Tuesday, March 14, 2006

Purim, Jews and Monotheism

It is well known that the book of Esther does not contain God's name explicitly, although tradition finds various hints to it. I think the following qualifies as an interesting hint.

The book of Esther refers to the Jews as "Yehudim" (Judeans or Jews) rather than as "Yisrael" or "Bnei Yisrael," and Mordechai is specifically called "Ish Yehudi." The Gemara (Megillah 13a) explains that Mordechai was called "Ish Yehudi" because anyone who rejects idolatry is called a "Yehudi." The Maharsha explains that within the name Yehudah is the Tetragrammaton. Therefore, righteous Gentiles should also be called with God's name.

I saw a question on this quoted from R. Raphael Katz (Hamburger) in his Responsa Ve-Shav Ha-Kohen, no. 38. Why would a specifically Jewish name like "Yehudah" or "Yehudi" be used to refer to someone who rejects idolatry? Noahides -- Gentiles who are bound by the seven laws of Noah -- are also obligated to reject idolatry! If so, any good Gentile should also be called an "Ish Yehudi", which is clearly a preposterous suggestion. R. Katz answers that, according to some posekim, Gentiles are only obligated to reject outright idolatry but they are allowed to worship God and other beings -- shituf. Since Gentiles are not obligated to fully reject idolatry while Jews are, Jews are called "Yehudim" with God's name in it. (Note that this follows the position of R. Moshe Isserles [See Shakh, Yoreh De'ah 251:7] and those who agree with him. There are other significant authorities who disagree. See Pischei Teshuvah, Yoreh De'ah 147:2.)
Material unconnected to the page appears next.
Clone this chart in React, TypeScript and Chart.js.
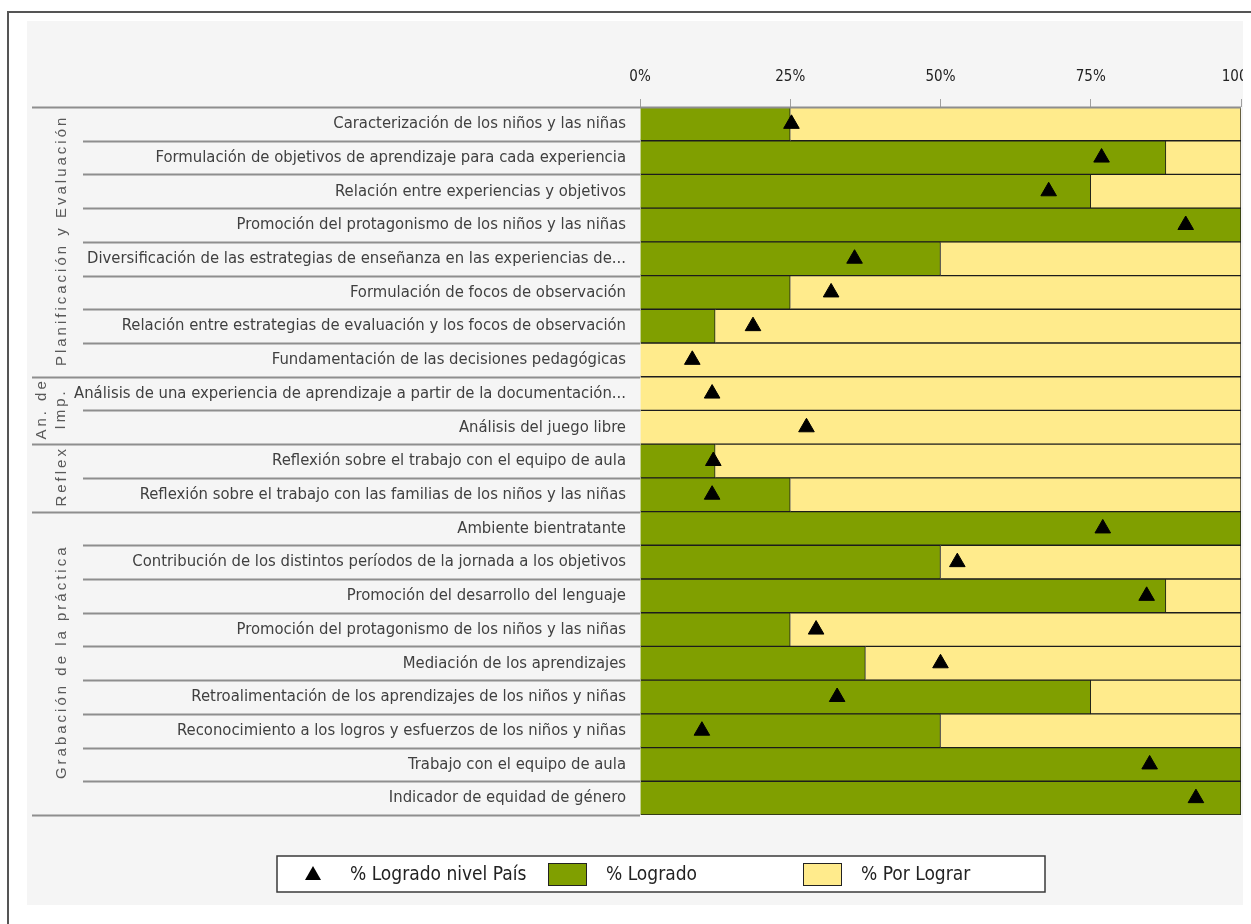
import React, { useEffect, useRef } from "react";
import { Chart, registerables } from "chart.js";

Chart.register(...registerables);

const categories = [
  "Caracterización de los niños y las niñas",
  "Formulación de objetivos de aprendizaje para cada experiencia",
  "Relación entre experiencias y objetivos",
  "Promoción del protagonismo de los niños y las niñas",
  "Diversificación de las estrategias de enseñanza en las experiencias de...",
  "Formulación de focos de observación",
  "Relación entre estrategias de evaluación y los focos de observación",
  "Fundamentación de las decisiones pedagógicas",
  "Análisis de una experiencia de aprendizaje a partir de la documentación...",
  "Análisis del juego libre",
  "Reflexión sobre el trabajo con el equipo de aula",
  "Reflexión sobre el trabajo con las familias de los niños y las niñas",
  "Ambiente bientratante",
  "Contribución de los distintos períodos de la jornada a los objetivos",
  "Promoción del desarrollo del lenguaje",
  "Promoción del protagonismo de los niños y las niñas",
  "Mediación de los aprendizajes",
  "Retroalimentación de los aprendizajes de los niños y niñas",
  "Reconocimiento a los logros y esfuerzos de los niños y niñas",
  "Trabajo con el equipo de aula",
  "Indicador de equidad de género",
];

const groupLabels: string[][] = [
  ["Planificación y Evaluación"],
  ["An. de", "Imp."],
  ["Reflex"],
  ["Grabación de la práctica"],
];
const groupSizes = [8, 2, 2, 9];

const logrado = [25, 87.5, 75, 100, 50, 25, 12.5, 0, 0, 0, 12.5, 25, 100, 50, 87.5, 25, 37.5, 75, 50, 100, 100];
const porLograr = [75, 12.5, 25, 0, 50, 75, 87.5, 100, 100, 100, 87.5, 75, 0, 50, 12.5, 75, 62.5, 25, 50, 0, 0];
const logradoPais = [25.2, 76.8, 68, 90.8, 35.7, 31.8, 18.8, 8.7, 12, 27.7, 12.2, 12, 77, 52.8, 84.3, 29.3, 50, 32.8, 10.3, 84.8, 92.5];

const xTicks = [0, 25, 50, 75, 100];

const seriesNames = ["% Logrado nivel País", "% Logrado", "% Por Lograr"];

const GREEN = "#809f00";
const YELLOW = "#ffeb8c";
const NARROW = '"Liberation Sans Narrow", "Arial Narrow", "DejaVu Sans Condensed", sans-serif';

const decorPlugin = {
  id: "decor",
  afterDraw(chart: any) {
    const ctx = chart.ctx as CanvasRenderingContext2D;
    const area = chart.chartArea;
    const y = chart.scales.y;
    const n = categories.length;
    const boundary = (i: number) => {
      if (i <= 0) return area.top;
      if (i >= n) return area.bottom;
      return (y.getPixelForValue(i - 1) + y.getPixelForValue(i)) / 2;
    };
    const groupStarts: number[] = [0];
    groupSizes.forEach((s, k) => groupStarts.push(groupStarts[k] + s));

    ctx.save();
    ctx.strokeStyle = "#8e8e8e";
    ctx.lineWidth = 2;
    for (let i = 0; i <= n; i++) {
      const yy = Math.round(boundary(i)) + 0.5;
      const isGroup = groupStarts.includes(i);
      ctx.beginPath();
      ctx.moveTo(isGroup ? 5 : 56, yy);
      ctx.lineTo(i === 0 ? area.right : area.left, yy);
      ctx.stroke();
    }

    // group labels
    ctx.fillStyle = "#595959";
    ctx.font = '15px "Liberation Sans", Arial, sans-serif';
    (ctx as any).letterSpacing = "3px";
    ctx.textAlign = "center";
    ctx.textBaseline = "middle";
    groupLabels.forEach((lines, k) => {
      const cy = (boundary(groupStarts[k]) + boundary(groupStarts[k + 1])) / 2;
      const xs = lines.length === 1 ? [35] : [15, 34];
      lines.forEach((line, j) => {
        ctx.save();
        ctx.translate(xs[j], cy);
        ctx.rotate(-Math.PI / 2);
        ctx.fillText(line, 1.5, 0);
        ctx.restore();
      });
    });
    (ctx as any).letterSpacing = "0px";

    // legend
    const lx = 250, ly = 835, lw = 768, lh = 36;
    ctx.fillStyle = "#ffffff";
    ctx.fillRect(lx, ly, lw, lh);
    ctx.strokeStyle = "#3a3a3a";
    ctx.lineWidth = 1.5;
    ctx.strokeRect(lx, ly, lw, lh);
    const cy = ly + lh / 2;
    ctx.fillStyle = "#000";
    ctx.beginPath();
    ctx.moveTo(286, cy - 8);
    ctx.lineTo(294, cy + 6);
    ctx.lineTo(278, cy + 6);
    ctx.closePath();
    ctx.fill();
    ctx.font = "19px " + NARROW;
    ctx.textAlign = "left";
    ctx.textBaseline = "middle";
    ctx.fillStyle = "#222";
    ctx.fillText(seriesNames[0], 323, cy + 1);
    ctx.fillStyle = GREEN;
    ctx.fillRect(521, cy - 11, 39, 23);
    ctx.strokeStyle = "#222";
    ctx.lineWidth = 1;
    ctx.strokeRect(521.5, cy - 10.5, 38, 22);
    ctx.fillStyle = "#222";
    ctx.fillText(seriesNames[1], 579, cy + 1);
    ctx.fillStyle = YELLOW;
    ctx.fillRect(776, cy - 11, 39, 23);
    ctx.strokeRect(776.5, cy - 10.5, 38, 22);
    ctx.fillStyle = "#222";
    ctx.fillText(seriesNames[2], 834, cy + 1);
    ctx.restore();
  },
};

export default function App() {
  const ref = useRef<HTMLCanvasElement>(null);
  useEffect(() => {
    if (!ref.current) return;
    const chart = new Chart(ref.current, {
      type: "bar",
      data: {
        labels: categories,
        datasets: [
          {
            type: "line",
            label: seriesNames[0],
            data: logradoPais,
            indexAxis: "y",
            showLine: false,
            pointStyle: "triangle",
            pointRadius: 9,
            pointHoverRadius: 9,
            backgroundColor: "#000",
            borderColor: "#000",
            borderWidth: 1,
            stack: "marker",
            order: 0,
            clip: false,
          } as any,
          {
            label: seriesNames[1],
            data: logrado,
            backgroundColor: GREEN,
            borderColor: "#1c1c1c",
            borderWidth: 1,
            barPercentage: 1,
            categoryPercentage: 1,
            stack: "bars",
            order: 1,
          },
          {
            label: seriesNames[2],
            data: porLograr,
            backgroundColor: YELLOW,
            borderColor: "#1c1c1c",
            borderWidth: 1,
            barPercentage: 1,
            categoryPercentage: 1,
            stack: "bars",
            order: 1,
          },
        ],
      },
      options: {
        indexAxis: "y",
        animation: false,
        responsive: false,
        maintainAspectRatio: false,
        layout: { autoPadding: false, padding: { left: 0, right: 2, top: 0, bottom: 90 } },
        plugins: {
          legend: { display: false },
          tooltip: { enabled: false },
        },
        scales: {
          x: {
            position: "top",
            stacked: true,
            min: 0,
            max: 100,
            afterBuildTicks(scale: any) {
              scale.ticks = xTicks.map((v) => ({ value: v }));
            },
            afterFit(scale: any) {
              scale.height = 86;
              scale.paddingLeft = 0;
              scale.paddingRight = 0;
            },
            ticks: {
              callback: (v: any) => v + "%",
              color: "#222",
              font: { family: NARROW, size: 15 },
              padding: 13,
              maxRotation: 0,
            },
            grid: {
              drawOnChartArea: false,
              drawTicks: true,
              tickLength: 8,
              color: "#a0a0a0",
            },
            border: { display: false },
          },
          y: {
            stacked: true,
            afterFit(scale: any) {
              scale.width = 613;
            },
            ticks: {
              autoSkip: false,
              color: "#404040",
              font: { family: NARROW, size: 16.5 },
              padding: 14,
            },
            grid: { display: false, drawTicks: false },
            border: { display: false },
          },
        },
      } as any,
      plugins: [decorPlugin],
    });
    return () => chart.destroy();
  }, []);

  return (
    <div
      style={{
        position: "absolute",
        left: 7,
        top: 11,
        right: 0,
        bottom: 0,
        borderTop: "2px solid #555",
        borderLeft: "2px solid #555",
        background: "#fff",
        overflow: "hidden",
      }}
    >
      <div
        style={{
          position: "absolute",
          left: 18,
          top: 8,
          width: 1216,
          height: 884,
          background: "#f5f5f5",
        }}
      >
        <canvas ref={ref} width={1216} height={884} style={{ display: "block", width: 1216, height: 884 }} />
      </div>
    </div>
  );
}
This concept can explain an interesting biblical story. When Rus told Naomi that she would be going with her, she used a phrasing that is considered to be an explanation of the basic concepts of conversion. One of her phrases is "Your God is my God" (Ruth 1:16). The Maharsha (Yevamos 47b) asks how this is significant, since Gentiles are also obligated to worship God. The Torah Temimah (Ruth 1:65) answers that if Gentiles are allowed to worship God and other beings (shituf), then Rus was declaring her allegiance to God alone and accepting the obligation to worship only God.